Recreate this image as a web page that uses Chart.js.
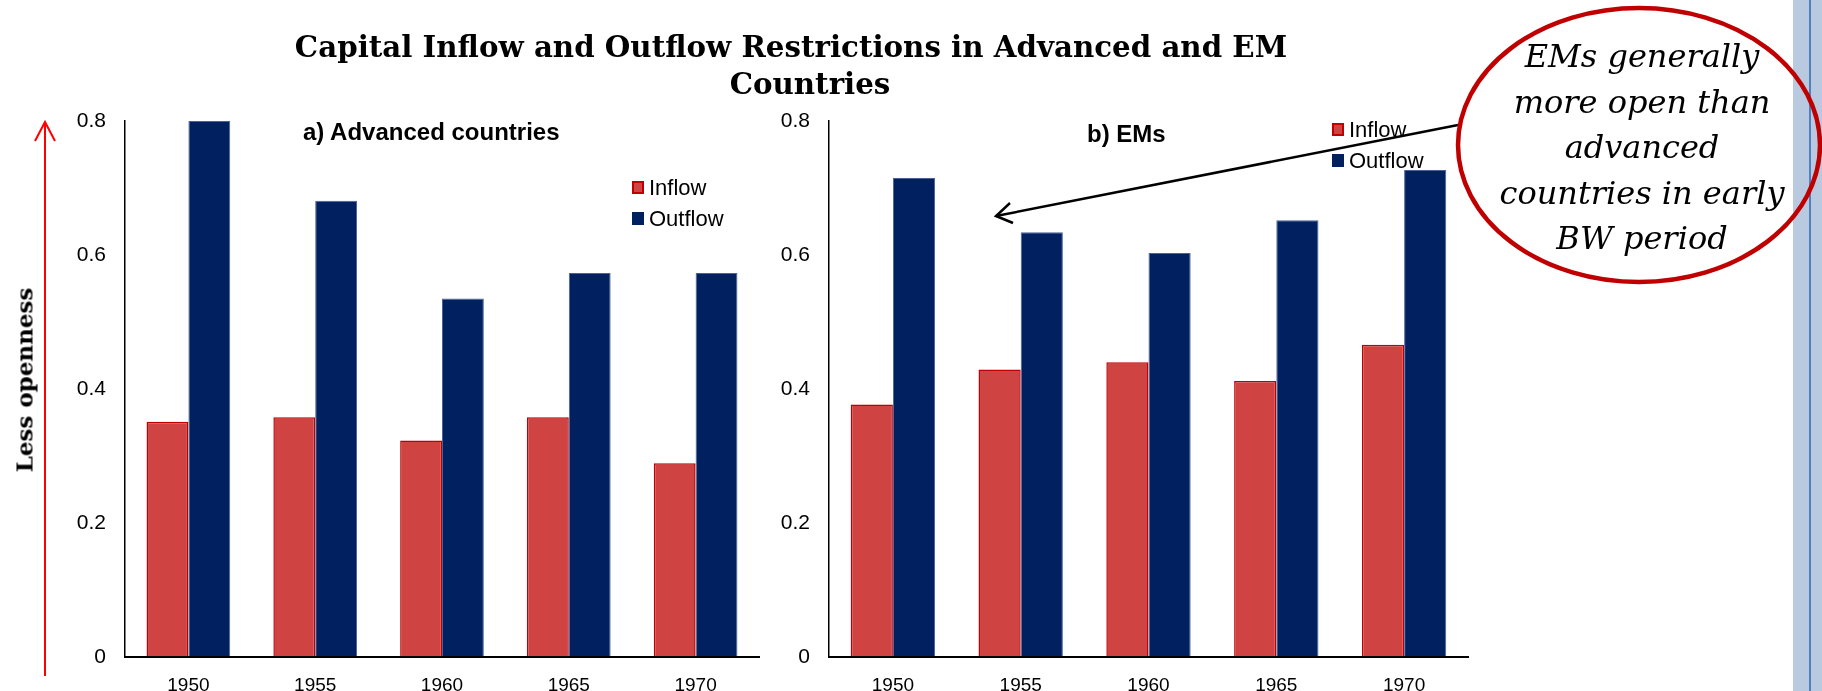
<!DOCTYPE html>
<html>
<head>
<meta charset="utf-8">
<script src="https://cdn.jsdelivr.net/npm/chart.js@4.4.1/dist/chart.umd.min.js"></script>
<style>
    body { margin: 0; width: 1822px; height: 691px; position: relative; overflow: hidden; background: #fff; }
    canvas { position: absolute; left: 0; top: 0; }
    .title { position: absolute; left: 310px; width: 1000px; top: 28px; text-align: center;
             font: bold 29.3px "DejaVu Serif", serif; line-height: 37px; color: #000; white-space: nowrap; }
    .title span { position: relative; left: -19px; }
    .subtitle { position: absolute; font: bold 24px "Liberation Sans", Arial, sans-serif; color: #000; white-space: nowrap; }
    .ylabel { position: absolute; left: 24px; top: 380px; transform: translate(-50%, -50%) rotate(-90deg);
              font: bold 23px "DejaVu Serif", serif; color: #000; white-space: nowrap; }
    .legend { position: absolute; font: 22px "Liberation Sans", Arial, sans-serif; color: #000; }
    .legend div { position: relative; height: 31px; line-height: 31px; padding-left: 17px; white-space: nowrap; }
    .legend span { position: absolute; left: 0; top: 9px; width: 12px; height: 13px; box-sizing: border-box; }
    .note { position: absolute; left: 1492px; width: 300px; top: 34px; text-align: center;
            font: italic 32px "DejaVu Serif", serif; line-height: 45.5px; color: #000; white-space: nowrap; }
    .sidebar { position: absolute; left: 1793px; top: 0; width: 29px; height: 691px; background: #b9c9e0; }
    .sidebar div { position: absolute; left: 16px; top: 0; width: 2px; height: 691px; background: #4f81bd; }
    svg { position: absolute; left: 0; top: 0; }
</style>
</head>
<body>
<div class="sidebar"><div></div></div>

<canvas id="advChart" width="1822" height="691"></canvas>
<canvas id="emChart" width="1822" height="691"></canvas>

<div class="title"><span>Capital Inflow and Outflow Restrictions in Advanced and EM</span><br>Countries</div>
<div class="subtitle" style="left:303px; top:118px;">a) Advanced countries</div>
<div class="subtitle" style="left:1087px; top:120px;">b) EMs</div>
<div class="ylabel">Less openness</div>
<div class="legend" id="advLegend" style="left:632px; top:172px;"></div>
<div class="legend" id="emLegend" style="left:1332px; top:114px;"></div>

<svg width="1822" height="691">
    <!-- red "less openness" arrow -->
    <line x1="45" y1="676" x2="45" y2="122" stroke="#ff0000" stroke-width="2"/>
    <polyline points="35,141 45,122 55,141" fill="none" stroke="#ff0000" stroke-width="2"/>
    <!-- callout arrow -->
    <line x1="1458" y1="125" x2="996" y2="216" stroke="#000" stroke-width="2.5"/>
    <polyline points="1013,223 996,216 1010,203" fill="none" stroke="#000" stroke-width="2.5"/>
    <ellipse cx="1639" cy="145" rx="181" ry="137" fill="none" stroke="#c00000" stroke-width="4.5"/>
</svg>

<div class="note">EMs generally<br>more open than<br>advanced<br>countries in early<br>BW period</div>

<script>
// Category axis
const years = ["1950", "1955", "1960", "1965", "1970"];
const seriesNames = ["Inflow", "Outflow"];

// a) Advanced countries
const advInflow = [0.351, 0.358, 0.323, 0.358, 0.289];
const advOutflow = [0.800, 0.681, 0.535, 0.573, 0.573];

// b) EMs
const emInflow = [0.377, 0.429, 0.440, 0.412, 0.466];
const emOutflow = [0.715, 0.634, 0.603, 0.652, 0.727];

// Value axis
const yTicks = [0, 0.2, 0.4, 0.6, 0.8];
const yTickLabels = ["0", "0.2", "0.4", "0.6", "0.8"];

const colors = {
    inflow: "#d04343",
    inflowBorder: "#c00000",
    outflow: "#002060",
    outflowBorder: "#4a6296",
    axis: "#000000"
};

const Y_AXIS_WIDTH = 60;
const X_AXIS_HEIGHT = 34;

function buildLegend(elId) {
    const el = document.getElementById(elId);
    const fills = [colors.inflow, colors.outflow];
    const borders = [colors.inflowBorder, colors.outflow];
    seriesNames.forEach((name, i) => {
        const row = document.createElement("div");
        const box = document.createElement("span");
        box.style.background = fills[i];
        box.style.border = "2px solid " + borders[i];
        row.appendChild(box);
        row.appendChild(document.createTextNode(name));
        el.appendChild(row);
    });
}

// One panel of grouped bars, placed on the page through layout padding
function makePanel(canvasId, inflow, outflow, left, right) {
    const ctx = document.getElementById(canvasId).getContext("2d");
    return new Chart(ctx, {
        type: "bar",
        data: {
            labels: years,
            datasets: [
                {
                    label: seriesNames[0],
                    data: inflow,
                    backgroundColor: colors.inflow,
                    borderColor: colors.inflowBorder,
                    borderWidth: 1.5,
                    categoryPercentage: 0.66,
                    barPercentage: 1.0
                },
                {
                    label: seriesNames[1],
                    data: outflow,
                    backgroundColor: colors.outflow,
                    borderColor: colors.outflowBorder,
                    borderWidth: 1,
                    categoryPercentage: 0.66,
                    barPercentage: 1.0
                }
            ]
        },
        options: {
            responsive: false,
            animation: false,
            layout: {
                padding: { left: left - Y_AXIS_WIDTH, right: 1822 - right, top: 121, bottom: 691 - 657 - X_AXIS_HEIGHT }
            },
            plugins: {
                legend: { display: false },
                title: { display: false },
                tooltip: { enabled: false }
            },
            scales: {
                x: {
                    grid: { display: false, drawTicks: false },
                    border: { display: true, color: colors.axis, width: 2, z: 1 },
                    ticks: {
                        color: "#000",
                        padding: 17,
                        font: { family: "'Liberation Sans', Arial, sans-serif", size: 19 }
                    },
                    afterFit: function(scale) {
                        scale.height = X_AXIS_HEIGHT;
                    }
                },
                y: {
                    min: 0,
                    max: 0.8,
                    grid: { display: false, drawTicks: false },
                    border: { display: true, color: colors.axis, width: 1.5, z: 1 },
                    afterBuildTicks: function(scale) {
                        scale.ticks = yTicks.map(v => ({ value: v }));
                    },
                    ticks: {
                        color: "#000",
                        padding: 19,
                        font: { family: "'Liberation Sans', Arial, sans-serif", size: 21 },
                        callback: function(value, index) {
                            return yTickLabels[index];
                        }
                    },
                    afterFit: function(scale) {
                        scale.width = Y_AXIS_WIDTH;
                    }
                }
            }
        }
    });
}

makePanel("advChart", advInflow, advOutflow, 125, 759);
makePanel("emChart", emInflow, emOutflow, 829, 1468);
buildLegend("advLegend");
buildLegend("emLegend");
</script>
</body>
</html>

§ The request: Give an exact reproduction of every line, leaving out any picture.

§ Task solution:
Recreate this image as a web page that uses Chart.js.
<!DOCTYPE html>
<html>
<head>
<meta charset="utf-8">
<script src="https://cdn.jsdelivr.net/npm/chart.js@4.4.1/dist/chart.umd.min.js"></script>
<style>
    body { margin: 0; width: 1822px; height: 691px; position: relative; overflow: hidden; background: #fff; }
    canvas { position: absolute; left: 0; top: 0; }
    .title { position: absolute; left: 310px; width: 1000px; top: 28px; text-align: center;
             font: bold 29.3px "DejaVu Serif", serif; line-height: 37px; color: #000; white-space: nowrap; }
    .title span { position: relative; left: -19px; }
    .subtitle { position: absolute; font: bold 24px "Liberation Sans", Arial, sans-serif; color: #000; white-space: nowrap; }
    .ylabel { position: absolute; left: 24px; top: 380px; transform: translate(-50%, -50%) rotate(-90deg);
              font: bold 23px "DejaVu Serif", serif; color: #000; white-space: nowrap; }
    .legend { position: absolute; font: 22px "Liberation Sans", Arial, sans-serif; color: #000; }
    .legend div { position: relative; height: 31px; line-height: 31px; padding-left: 17px; white-space: nowrap; }
    .legend span { position: absolute; left: 0; top: 9px; width: 12px; height: 13px; box-sizing: border-box; }
    .note { position: absolute; left: 1492px; width: 300px; top: 34px; text-align: center;
            font: italic 32px "DejaVu Serif", serif; line-height: 45.5px; color: #000; white-space: nowrap; }
    .sidebar { position: absolute; left: 1793px; top: 0; width: 29px; height: 691px; background: #b9c9e0; }
    .sidebar div { position: absolute; left: 16px; top: 0; width: 2px; height: 691px; background: #4f81bd; }
    svg { position: absolute; left: 0; top: 0; }
</style>
</head>
<body>
<div class="sidebar"><div></div></div>

<canvas id="advChart" width="1822" height="691"></canvas>
<canvas id="emChart" width="1822" height="691"></canvas>

<div class="title"><span>Capital Inflow and Outflow Restrictions in Advanced and EM</span><br>Countries</div>
<div class="subtitle" style="left:303px; top:118px;">a) Advanced countries</div>
<div class="subtitle" style="left:1087px; top:120px;">b) EMs</div>
<div class="ylabel">Less openness</div>
<div class="legend" id="advLegend" style="left:632px; top:172px;"></div>
<div class="legend" id="emLegend" style="left:1332px; top:114px;"></div>

<svg width="1822" height="691">
    <!-- red "less openness" arrow -->
    <line x1="45" y1="676" x2="45" y2="122" stroke="#ff0000" stroke-width="2"/>
    <polyline points="35,141 45,122 55,141" fill="none" stroke="#ff0000" stroke-width="2"/>
    <!-- callout arrow -->
    <line x1="1458" y1="125" x2="996" y2="216" stroke="#000" stroke-width="2.5"/>
    <polyline points="1013,223 996,216 1010,203" fill="none" stroke="#000" stroke-width="2.5"/>
    <ellipse cx="1639" cy="145" rx="181" ry="137" fill="none" stroke="#c00000" stroke-width="4.5"/>
</svg>

<div class="note">EMs generally<br>more open than<br>advanced<br>countries in early<br>BW period</div>

<script>
// Category axis
const years = ["1950", "1955", "1960", "1965", "1970"];
const seriesNames = ["Inflow", "Outflow"];

// a) Advanced countries
const advInflow = [0.351, 0.358, 0.323, 0.358, 0.289];
const advOutflow = [0.800, 0.681, 0.535, 0.573, 0.573];

// b) EMs
const emInflow = [0.377, 0.429, 0.440, 0.412, 0.466];
const emOutflow = [0.715, 0.634, 0.603, 0.652, 0.727];

// Value axis
const yTicks = [0, 0.2, 0.4, 0.6, 0.8];
const yTickLabels = ["0", "0.2", "0.4", "0.6", "0.8"];

const colors = {
    inflow: "#d04343",
    inflowBorder: "#c00000",
    outflow: "#002060",
    outflowBorder: "#4a6296",
    axis: "#000000"
};

const Y_AXIS_WIDTH = 60;
const X_AXIS_HEIGHT = 34;

function buildLegend(elId) {
    const el = document.getElementById(elId);
    const fills = [colors.inflow, colors.outflow];
    const borders = [colors.inflowBorder, colors.outflow];
    seriesNames.forEach((name, i) => {
        const row = document.createElement("div");
        const box = document.createElement("span");
        box.style.background = fills[i];
        box.style.border = "2px solid " + borders[i];
        row.appendChild(box);
        row.appendChild(document.createTextNode(name));
        el.appendChild(row);
    });
}

// One panel of grouped bars, placed on the page through layout padding
function makePanel(canvasId, inflow, outflow, left, right) {
    const ctx = document.getElementById(canvasId).getContext("2d");
    return new Chart(ctx, {
        type: "bar",
        data: {
            labels: years,
            datasets: [
                {
                    label: seriesNames[0],
                    data: inflow,
                    backgroundColor: colors.inflow,
                    borderColor: colors.inflowBorder,
                    borderWidth: 1.5,
                    categoryPercentage: 0.66,
                    barPercentage: 1.0
                },
                {
                    label: seriesNames[1],
                    data: outflow,
                    backgroundColor: colors.outflow,
                    borderColor: colors.outflowBorder,
                    borderWidth: 1,
                    categoryPercentage: 0.66,
                    barPercentage: 1.0
                }
            ]
        },
        options: {
            responsive: false,
            animation: false,
            layout: {
                padding: { left: left - Y_AXIS_WIDTH, right: 1822 - right, top: 121, bottom: 691 - 657 - X_AXIS_HEIGHT }
            },
            plugins: {
                legend: { display: false },
                title: { display: false },
                tooltip: { enabled: false }
            },
            scales: {
                x: {
                    grid: { display: false, drawTicks: false },
                    border: { display: true, color: colors.axis, width: 2, z: 1 },
                    ticks: {
                        color: "#000",
                        padding: 17,
                        font: { family: "'Liberation Sans', Arial, sans-serif", size: 19 }
                    },
                    afterFit: function(scale) {
                        scale.height = X_AXIS_HEIGHT;
                    }
                },
                y: {
                    min: 0,
                    max: 0.8,
                    grid: { display: false, drawTicks: false },
                    border: { display: true, color: colors.axis, width: 1.5, z: 1 },
                    afterBuildTicks: function(scale) {
                        scale.ticks = yTicks.map(v => ({ value: v }));
                    },
                    ticks: {
                        color: "#000",
                        padding: 19,
                        font: { family: "'Liberation Sans', Arial, sans-serif", size: 21 },
                        callback: function(value, index) {
                            return yTickLabels[index];
                        }
                    },
                    afterFit: function(scale) {
                        scale.width = Y_AXIS_WIDTH;
                    }
                }
            }
        }
    });
}

makePanel("advChart", advInflow, advOutflow, 125, 759);
makePanel("emChart", emInflow, emOutflow, 829, 1468);
buildLegend("advLegend");
buildLegend("emLegend");
</script>
</body>
</html>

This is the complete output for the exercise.